2018 (Narrative date)

It is estimated that almost 8 million people are living in conditions of modern slavery in India (GSI 2018). The skewed sex ratio in some regions of India has fuelled the trafficking and selling of women and young girls as brides within India. Women are reportedly sold off into marriage by their families, sometimes at a young age, and end up enduring severe abuse, rape and exploitation by their husbands. It is also reported that women and girls from impoverished backgrounds have been lured by promises of marriage by younger men from urban areas, then forced into sex work once married. 

Pilli Lavanya recounts how, despite her resistance, she faced tremendous pressure to marry before she had completed her education. Soon after her marriage, Lavanya tells how she was expected to work from 6am both in the home and fields, as well as having her eating habits regulated. When Lavanya became pregnant, she did not receive adequate healthcare and faced hostility from her husband and his family after giving birth to a girl.

I resisted a marriage proposal in Class IX and protested by not eating. My eldest sister was widowed soon after marriage and was stigmatised, harassed and illtreated. My sister and I wanted an education and not be married early. My parents relented and encouraged us to study. They would not even let us do any work at home. Only occasionally, during the holidays, we would help with cooking, washing and cleaning in the house. But when I was completing Class X, there was so much pressure from my parents, sisters and relatives that I agreed to get married — but only if I was allowed to continue to study after marriage. 

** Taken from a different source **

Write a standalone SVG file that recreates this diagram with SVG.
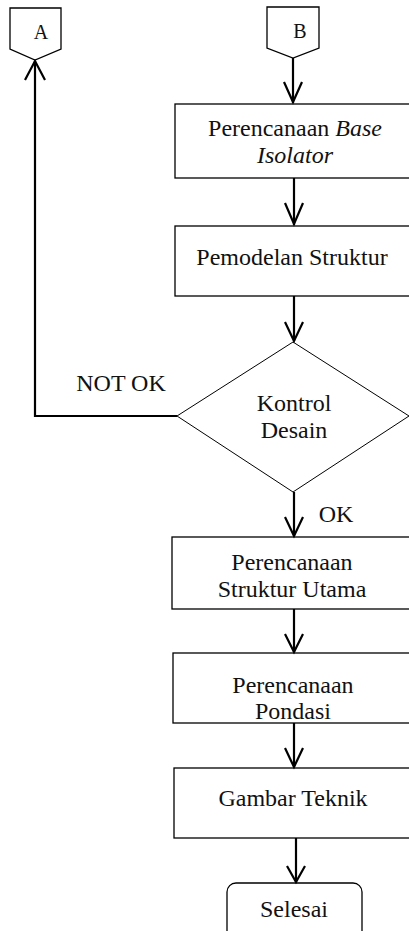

Until three months after the marriage, everything was all right at my in-laws’ place. Then I was asked to begin work at home from 6 am. I was given something to eat only at 11 am after the work was done. I was compelled to go to the fields and work as a labourer which I did not know how to do. When I returned home, I had to cook and was allowed to eat only after everyone else had eaten. My mother-in-law scolded me for not being efficient and my husband supported his mother. I was not allowed to continue my education, to meet anyone, visit parents or even get medical attention when I fell ill. After six-seven months of marriage, I conceived and suffered from bouts of morning sickness. I was not even aware of being pregnant. I was taken to a doctor only a long time after I became weak.
 

I was never taken for regular checkups throughout my pregnancy. My parents too were not allowed to take me home until the fifth month. At my mother’s house, I was rested and fed, so my health improved. But when I returned to the in-laws’, I was forced to continue the routine of domestic work and agricultural labour. I was also threatened to be cast away if I had a girl baby. I went to my mother for the baby’s delivery with the warning that I was not even to contact my husband or his mother, if it was not a boy. I delivered a girl through caesarean. My husband and his mother didn’t respond to the news of a girl being born. My husband came for a very brief visit on the third day. For five months, they refused to take me home. I was allowed to return after the husband was gifted a bike. It was such a burden on my family. They had to borrow to get me admitted in a private hospital and have a caesarean. When I went back with my husband, my in-laws and everybody was hostile. My husband took little interest in the child and showed no interest in me. He does not let me even talk to him, there is no going out, he gives me no money to buy something for the baby. The in-laws too do not show any interest in the baby. I am back to working at home and in the fields’.